EXERCISE PROMPT:
Give the number of lines in the listing that hold the word "this". Write nothing but that number.

SOURCE EXCERPT:
+ + + + +
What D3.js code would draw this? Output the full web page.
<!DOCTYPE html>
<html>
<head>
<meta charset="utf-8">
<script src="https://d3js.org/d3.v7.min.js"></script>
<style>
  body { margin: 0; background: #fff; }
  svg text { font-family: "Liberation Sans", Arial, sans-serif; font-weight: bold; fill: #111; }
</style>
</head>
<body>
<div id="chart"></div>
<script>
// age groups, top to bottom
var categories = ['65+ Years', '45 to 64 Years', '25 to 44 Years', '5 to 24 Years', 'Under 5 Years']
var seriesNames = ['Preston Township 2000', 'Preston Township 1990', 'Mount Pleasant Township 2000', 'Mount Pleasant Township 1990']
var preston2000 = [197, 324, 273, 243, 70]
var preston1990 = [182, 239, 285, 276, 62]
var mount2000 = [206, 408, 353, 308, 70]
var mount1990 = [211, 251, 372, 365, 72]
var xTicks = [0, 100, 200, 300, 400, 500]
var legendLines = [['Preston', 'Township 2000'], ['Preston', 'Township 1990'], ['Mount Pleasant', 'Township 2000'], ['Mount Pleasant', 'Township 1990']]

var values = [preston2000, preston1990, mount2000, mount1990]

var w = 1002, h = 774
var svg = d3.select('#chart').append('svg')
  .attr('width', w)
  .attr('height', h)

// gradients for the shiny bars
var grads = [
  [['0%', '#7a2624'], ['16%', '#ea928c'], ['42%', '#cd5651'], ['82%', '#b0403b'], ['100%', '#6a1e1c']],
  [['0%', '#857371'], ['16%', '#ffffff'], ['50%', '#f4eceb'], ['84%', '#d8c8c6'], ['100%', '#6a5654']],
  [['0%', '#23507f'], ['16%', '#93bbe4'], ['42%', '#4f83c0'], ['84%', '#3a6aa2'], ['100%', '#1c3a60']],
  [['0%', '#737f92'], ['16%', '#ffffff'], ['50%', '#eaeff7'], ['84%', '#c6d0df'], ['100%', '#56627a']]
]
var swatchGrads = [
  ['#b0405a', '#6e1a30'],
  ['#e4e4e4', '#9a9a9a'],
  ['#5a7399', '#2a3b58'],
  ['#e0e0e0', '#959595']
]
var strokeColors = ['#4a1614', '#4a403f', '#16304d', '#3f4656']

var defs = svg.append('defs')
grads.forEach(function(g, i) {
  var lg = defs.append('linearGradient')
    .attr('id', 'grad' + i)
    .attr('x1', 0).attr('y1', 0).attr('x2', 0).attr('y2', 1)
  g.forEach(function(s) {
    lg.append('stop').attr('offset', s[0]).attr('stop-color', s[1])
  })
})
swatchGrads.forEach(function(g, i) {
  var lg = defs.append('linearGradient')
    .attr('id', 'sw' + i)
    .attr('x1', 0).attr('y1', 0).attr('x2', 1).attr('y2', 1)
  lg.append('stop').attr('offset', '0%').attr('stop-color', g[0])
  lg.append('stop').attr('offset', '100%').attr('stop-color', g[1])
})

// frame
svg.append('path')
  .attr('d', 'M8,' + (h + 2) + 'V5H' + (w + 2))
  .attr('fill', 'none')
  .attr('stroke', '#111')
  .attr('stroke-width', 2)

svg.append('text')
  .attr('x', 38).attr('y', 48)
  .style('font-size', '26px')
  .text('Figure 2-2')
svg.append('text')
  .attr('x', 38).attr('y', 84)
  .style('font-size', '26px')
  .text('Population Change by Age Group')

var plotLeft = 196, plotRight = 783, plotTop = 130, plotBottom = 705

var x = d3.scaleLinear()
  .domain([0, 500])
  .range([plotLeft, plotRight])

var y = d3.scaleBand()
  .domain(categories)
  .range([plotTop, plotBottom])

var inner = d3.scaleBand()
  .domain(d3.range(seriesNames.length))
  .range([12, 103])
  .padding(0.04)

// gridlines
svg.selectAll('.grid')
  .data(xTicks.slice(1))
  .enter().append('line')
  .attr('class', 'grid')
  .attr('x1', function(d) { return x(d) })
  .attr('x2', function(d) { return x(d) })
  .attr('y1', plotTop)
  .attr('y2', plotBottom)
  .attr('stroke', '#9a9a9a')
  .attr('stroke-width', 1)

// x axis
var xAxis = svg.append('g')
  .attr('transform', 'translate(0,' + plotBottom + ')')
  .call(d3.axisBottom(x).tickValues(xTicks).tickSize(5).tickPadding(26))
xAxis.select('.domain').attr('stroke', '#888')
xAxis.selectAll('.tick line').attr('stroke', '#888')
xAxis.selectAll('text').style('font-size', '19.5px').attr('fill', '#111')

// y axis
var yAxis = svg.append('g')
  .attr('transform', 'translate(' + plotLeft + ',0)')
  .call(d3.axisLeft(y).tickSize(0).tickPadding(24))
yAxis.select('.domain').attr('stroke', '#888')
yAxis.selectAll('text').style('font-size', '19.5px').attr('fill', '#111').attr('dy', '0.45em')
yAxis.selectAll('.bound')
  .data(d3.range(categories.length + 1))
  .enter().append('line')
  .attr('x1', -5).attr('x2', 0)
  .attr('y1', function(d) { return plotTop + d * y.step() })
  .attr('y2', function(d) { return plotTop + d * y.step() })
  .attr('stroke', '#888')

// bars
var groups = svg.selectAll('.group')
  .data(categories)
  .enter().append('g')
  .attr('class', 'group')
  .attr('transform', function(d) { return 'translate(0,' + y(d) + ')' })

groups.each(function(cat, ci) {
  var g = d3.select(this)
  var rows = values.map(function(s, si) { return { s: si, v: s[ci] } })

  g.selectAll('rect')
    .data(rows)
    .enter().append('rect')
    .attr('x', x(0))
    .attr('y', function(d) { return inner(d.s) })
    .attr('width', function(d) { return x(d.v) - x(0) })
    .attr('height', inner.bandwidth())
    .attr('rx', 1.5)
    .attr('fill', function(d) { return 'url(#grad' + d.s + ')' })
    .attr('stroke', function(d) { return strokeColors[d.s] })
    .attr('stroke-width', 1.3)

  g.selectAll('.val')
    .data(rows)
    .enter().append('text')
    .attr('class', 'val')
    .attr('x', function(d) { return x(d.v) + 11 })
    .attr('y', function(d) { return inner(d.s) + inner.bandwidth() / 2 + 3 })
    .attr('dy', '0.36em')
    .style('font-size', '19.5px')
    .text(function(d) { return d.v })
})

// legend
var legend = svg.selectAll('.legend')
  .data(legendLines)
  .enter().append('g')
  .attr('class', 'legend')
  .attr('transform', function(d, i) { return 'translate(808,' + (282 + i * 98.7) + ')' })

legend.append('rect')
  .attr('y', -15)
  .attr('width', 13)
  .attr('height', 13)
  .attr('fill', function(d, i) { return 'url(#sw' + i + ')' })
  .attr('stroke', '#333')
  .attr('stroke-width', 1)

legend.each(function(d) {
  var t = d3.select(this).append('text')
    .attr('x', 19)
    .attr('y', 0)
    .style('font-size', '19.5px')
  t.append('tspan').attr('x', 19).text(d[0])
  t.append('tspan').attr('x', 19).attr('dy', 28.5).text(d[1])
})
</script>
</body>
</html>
+ + + + +
EXERCISE OUTPUT:
3